For those familiar with these things the Zassenhaus
algorithm is used by
default but the main weakness is that LLL-based techniques are not implemented
(so worst case is not polynomial time). For everyone else the algorithms used
here are usually good but for certain inputs factor
can be very slow when a
different algorithm would be a lot faster.
The main point of this factorisation example is just to show the significance
of all the different domains including GF(p)
. Most SymPy users do not care
about GF(p)
but it is crucial for things that they do care about because it
is used by e.g. factor
which is in turn used by solve
and simplify
and so on.
Algebraic number fields¶
In this example we get EX
which is what construct_domain
returns when
it gives up:
>>> construct_domain([sqrt(2), 1])
(EX, [EX(sqrt(2)), EX(1)])
There is a domain for this but it will not be used by default (we have to pass
extension=True
):
>>> construct_domain([sqrt(2), 1], extension=True)
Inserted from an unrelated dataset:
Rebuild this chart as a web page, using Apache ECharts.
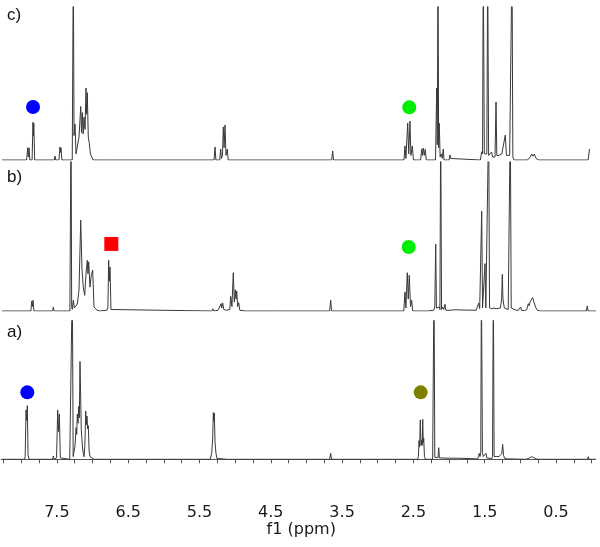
<!DOCTYPE html>
<html>
<head>
<meta charset="utf-8">
<title>1H NMR</title>
<script src="https://cdn.jsdelivr.net/npm/echarts@6/dist/echarts.min.js"></script>
<style>
html,body{margin:0;padding:0;background:#fff;}
#nmr-chart{width:600px;height:547px;}
</style>
</head>
<body>
<div id="nmr-chart"></div>
<script>
// traces: [ppm, intensity in % of panel height], >100 is clipped
var specC = [
    [8.27,0],[7.925,0],[7.910,8],[7.900,2],[7.891,8],[7.880,0],
    [7.848,0],[7.836,24.6],[7.830,16],[7.824,24],[7.812,0],
    [7.538,0],[7.527,2.6],[7.516,0],
    [7.472,0],[7.457,8.5],[7.450,5],[7.443,8],[7.430,0],
    [7.285,0],[7.270,130],[7.260,16],[7.246,23.5],[7.232,4],[7.214,3],[7.190,15],[7.166,35],[7.155,18],[7.143,31],[7.132,17],[7.120,28],[7.105,20],[7.092,47],[7.083,30],[7.074,44],[7.060,15],[7.046,11],[7.030,4],[7.012,2],[6.990,0],
    [6.770,0],[6.755,1],[6.740,0],
    [5.296,0],[5.282,8.5],[5.270,0],[5.216,0],[5.203,7.2],[5.192,1],[5.178,3],[5.166,21.6],[5.155,8],[5.142,22.9],[5.128,3],[5.110,7.2],[5.098,0],
    [3.646,0],[3.632,5.9],[3.620,0],
    [2.632,0],[2.618,9.2],[2.605,1],[2.592,2],[2.580,24.2],[2.565,4],[2.548,25.5],[2.535,3],[2.525,2],[2.515,9.2],[2.500,0],
    [2.398,0],[2.383,7.2],[2.372,3],[2.361,7.8],[2.347,3],[2.333,7],[2.320,0],
    [2.190,0],[2.173,47],[2.165,10],[2.155,130],[2.146,8],[2.137,24],[2.125,2],[2.109,4],[2.095,1],[2.081,7.2],[2.070,0],[2.000,0],[1.987,3.3],[1.975,1],[1.965,2],[1.950,0],
    [1.560,0],[1.542,5.4],[1.530,4],[1.520,130],[1.505,4],[1.482,4.6],[1.470,4],[1.458,130],[1.445,3],[1.420,2],[1.402,5.2],[1.390,2],[1.355,2],[1.341,37.9],[1.330,3],[1.300,3],[1.260,4],[1.235,4],[1.211,16.3],[1.195,3],[1.150,3],[1.117,130],[1.105,2],[1.090,0],
    [0.900,0],[0.860,2],[0.841,3.9],[0.822,2.5],[0.804,3.9],[0.780,1],[0.740,0],
    [0.050,0],[0.036,0.6],[0.030,7.2]
];
var specB = [
    [8.27,0],[7.865,0],[7.853,6.7],[7.845,3],[7.835,7.2],[7.822,0],
    [7.560,0],[7.550,2.7],[7.540,0],
    [7.318,0],[7.302,130],[7.293,3],[7.285,1],[7.270,7.2],[7.255,2],[7.214,4.7],[7.190,14],[7.166,61],[7.148,27.5],[7.130,16],[7.110,10.5],[7.092,25],[7.074,34],[7.064,25],[7.054,33],[7.036,16],[7.018,24],[6.998,27.5],[6.980,2.7],[6.942,0.7],[6.900,0],
    [6.800,0.5],[6.785,2],[6.774,34],[6.765,20],[6.755,29.5],[6.742,1],[6.720,0],
    [5.330,0],[5.313,1.5],[5.300,0],[5.240,0.5],[5.225,2],[5.212,1],[5.198,4.9],[5.188,2],[5.175,5.4],[5.160,1],[5.142,1.5],[5.125,0.5],[5.075,1],[5.062,9.8],[5.045,3],[5.026,25.7],[5.012,6],[4.998,14.3],[4.988,8],[4.978,13.4],[4.965,3],[4.950,5.6],[4.935,0.5],[4.920,0],
    [4.850,0],[4.838,0.8],[4.825,0],[4.470,0],[4.455,0.8],[4.440,0],[4.300,0],[4.287,0.8],[4.275,0],
    [3.675,0],[3.660,7.2],[3.648,0],
    [2.635,0],[2.618,12.8],[2.605,2],[2.586,25.7],[2.572,8],[2.558,24],[2.540,3],[2.524,7.2],[2.510,0],
    [2.395,0],[2.380,0.7],[2.365,0],[2.335,0],[2.320,0.7],[2.305,0],
    [2.215,0.5],[2.200,2.7],[2.187,44.8],[2.177,2],[2.165,1.5],[2.150,1.5],[2.137,2.7],[2.128,1],[2.117,130],[2.105,1],[2.089,2.7],[2.075,1],[2.057,4.5],[2.045,0.5],[1.970,0.5],[1.940,0.8],[1.890,0.8],[1.776,0.6],[1.620,0.5],
    [1.600,1],[1.584,5.4],[1.570,1.5],[1.555,2],[1.542,67],[1.530,2],[1.520,1.6],[1.508,2],[1.496,31.8],[1.484,2],[1.472,1.6],[1.458,2],[1.444,130],[1.432,2],[1.416,2.7],[1.400,1.5],[1.370,2],[1.356,2.7],[1.340,1.5],[1.318,1.6],[1.280,2],[1.262,8],[1.253,24.6],[1.244,8],[1.225,2],[1.170,1],[1.155,2],[1.141,130],[1.128,2],[1.107,1.5],[1.060,0.5],[1.028,0.5],[1.005,1],[0.995,2.7],[0.985,0.5],
    [0.940,0.3],[0.910,1],[0.888,4.9],[0.875,3.5],[0.865,6],[0.850,5],[0.827,9],[0.810,6],[0.795,4.9],[0.780,2],[0.762,0.5],[0.720,0],
    [0.075,0],[0.061,3.4],[0.050,0],[-0.07,0]
];
var specA = [
    [8.27,0],[7.955,0],[7.945,2],[7.933,35.6],[7.925,28],[7.915,38.7],[7.905,3],[7.890,0],
    [7.560,0],[7.550,2.4],[7.535,0],[7.505,1],[7.489,35.6],[7.478,20],[7.466,32.7],[7.452,1],[7.440,0],
    [7.320,0],[7.305,1],[7.284,130],[7.272,2],[7.260,2],[7.245,10],[7.232,22.8],[7.222,18],[7.214,32.7],[7.204,26],[7.194,38.2],[7.185,30],[7.176,70.5],[7.158,21],[7.138,6.7],[7.120,1.9],[7.108,10],[7.096,34.9],[7.087,25],[7.078,31.2],[7.069,22],[7.060,24.3],[7.048,6],[7.036,1.9],[7.012,0.5],[6.980,0],
    [6.840,0],[6.825,1.2],[6.810,0],
    [5.350,0],[5.340,1],[5.329,4.3],[5.315,15],[5.306,33.7],[5.299,28],[5.292,33.2],[5.282,12],[5.269,4.3],[5.255,0.5],[5.225,0.5],[5.212,1.9],[5.200,0],[5.115,0],[5.105,1.2],[5.095,0],
    [3.675,0],[3.660,4.3],[3.648,0],
    [2.440,0],[2.430,2],[2.421,13.5],[2.413,9],[2.403,28.4],[2.393,10],[2.383,14],[2.376,10],[2.369,28.9],[2.362,12],[2.355,15.2],[2.345,2],[2.330,0],
    [2.230,0],[2.221,1],[2.211,130],[2.200,1.5],[2.180,0.7],[2.155,1],[2.145,8.4],[2.135,1],[2.120,0.3],[2.000,0.8],[1.857,0.8],
    [1.600,0.3],[1.585,2],[1.576,4.3],[1.566,2],[1.555,5],[1.546,130],[1.540,130],[1.532,5],[1.520,2],[1.510,2],[1.495,2],[1.482,4.3],[1.470,1],[1.458,0.7],[1.400,0.5],[1.390,2],[1.379,130],[1.368,2],[1.350,0.7],[1.330,2],[1.300,2],[1.260,4],[1.248,10.8],[1.236,3],[1.220,0.7],[1.180,0.3],
    [0.920,0],[0.880,0.8],[0.860,1.5],[0.841,1.9],[0.820,1.2],[0.780,0.3],[0.740,0],
    [0.060,0],[0.047,1.9],[0.035,0],[-0.07,0]
];

// annotation markers, same units as the traces
var blueDots = [[7.835,34.6]];
var greenDotsC = [[2.558,34.4]];
var redSquares = [[6.737,45]];
var greenDotsB = [[2.566,43]];
var blueDotsA = [[7.915,48.3]];
var oliveDots = [[2.398,48.3]];

var panelNames = ['c)','b)','a)'];
var labelValues = [7.5,6.5,5.5,4.5,3.5,2.5,1.5,0.5];
var tickValues = [];
for (var t = 0; t <= 33; t++) tickValues.push(t * 0.25);

var panels = [
    {top:7, height:153},
    {top:162, height:149},
    {top:320.7, height:138.6}
];
var lineColor = '#383838';

var grids = [], xAxes = [], yAxes = [];
panels.forEach(function(p, i){
    grids.push({left:1.3, right:4.8, top:p.top, height:p.height});
    var last = i === panels.length - 1;
    xAxes.push({
        gridIndex:i,
        type:'value',
        inverse:true,
        min:-0.05,
        max:8.28,
        show:last,
        offset:last ? 33.4 : 0,
        name:last ? 'f1 (ppm)' : '',
        nameLocation:'middle',
        nameGap:28,
        nameTextStyle:{fontFamily:'DejaVu Sans', fontSize:16, color:'#1a1a1a', padding:[0,0,0,6]},
        axisLine:{lineStyle:{color:'#555', width:1}},
        axisTick:{show:true, length:4, lineStyle:{color:'#555'}, customValues:tickValues},
        axisLabel:{
            customValues:labelValues,
            margin:12,
            fontFamily:'DejaVu Sans',
            fontSize:16,
            color:'#1a1a1a',
            formatter:function(v){ return v.toFixed(1); }
        },
        splitLine:{show:false}
    });
    yAxes.push({gridIndex:i, type:'value', min:0, max:100, show:false});
});

function trace(data, i){
    return {
        type:'line',
        xAxisIndex:i,
        yAxisIndex:i,
        data:data,
        showSymbol:false,
        silent:true,
        lineStyle:{color:lineColor, width:1},
        z:2
    };
}
function marker(data, i, symbol, color){
    return {
        type:'scatter',
        xAxisIndex:i,
        yAxisIndex:i,
        data:data,
        symbol:symbol,
        symbolSize:14,
        silent:true,
        itemStyle:{color:color, opacity:1},
        z:3
    };
}

var option = {
    animation:false,
    backgroundColor:'#fff',
    grid:grids,
    xAxis:xAxes,
    yAxis:yAxes,
    graphic:panelNames.map(function(n, i){
        return {
            type:'text',
            left:7,
            top:[7, 169, 324][i],
            style:{text:n, font:'17px "Liberation Sans", Arial, sans-serif', fill:'#111'}
        };
    }),
    series:[
        trace(specC, 0),
        trace(specB, 1),
        trace(specA, 2),
        marker(blueDots, 0, 'circle', '#0000ff'),
        marker(greenDotsC, 0, 'circle', '#00ee00'),
        marker(redSquares, 1, 'rect', '#ff0000'),
        marker(greenDotsB, 1, 'circle', '#00ee00'),
        marker(blueDotsA, 2, 'circle', '#0000ff'),
        marker(oliveDots, 2, 'circle', '#808000')
    ]
};

var myChart = echarts.init(document.getElementById('nmr-chart'));
myChart.setOption(option);
</script>
</body>
</html>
(QQ<sqrt(2)>, [ANP([mpq(1,1), mpq(0,1)], [mpq(1,1), mpq(0,1), mpq(-2,1)], QQ), ANP([mpq(1,1)], [mpq(1,1), mpq(0,1), mpq(-2,1)], QQ)])
It might not look nice but that is the domain for the algebraic number field
\(\mathbb{Q}(\sqrt{2})\). The ANP
stands for “algebraic number
polynomial”. The representation of algebraic number fields always uses a
primitive element. This representation is efficient for arithmetic but
computing the primitive element can be expensive which means that it can be
slow to construct the domain. Timings are (on a slow computer):
In [10]: %time ok = construct_domain([sqrt(2)], extension=True)
CPU times: user 26 ms, sys: 0 ns, total: 26 ms
Wall time: 25.2 ms
In [11]: %time ok = construct_domain([sqrt(2), sqrt(3)], extension=True)
CPU times: user 47.4 ms, sys: 0 ns, total: 47.4 ms
Wall time: 46.3 ms
In [12]: %time ok = construct_domain([sqrt(2), sqrt(3), sqrt(5)], extension=True)
CPU times: user 55.2 ms, sys: 0 ns, total: 55.2 ms
Wall time: 53.9 ms
In [13]: %time ok = construct_domain([sqrt(2), sqrt(3), sqrt(5), sqrt(7)], extension=True)
CPU times: user 120 ms, sys: 0 ns, total: 120 ms
Wall time: 118 ms
In [14]: %time ok = construct_domain([sqrt(2), sqrt(3), sqrt(5), sqrt(7), sqrt(11)], extension=True)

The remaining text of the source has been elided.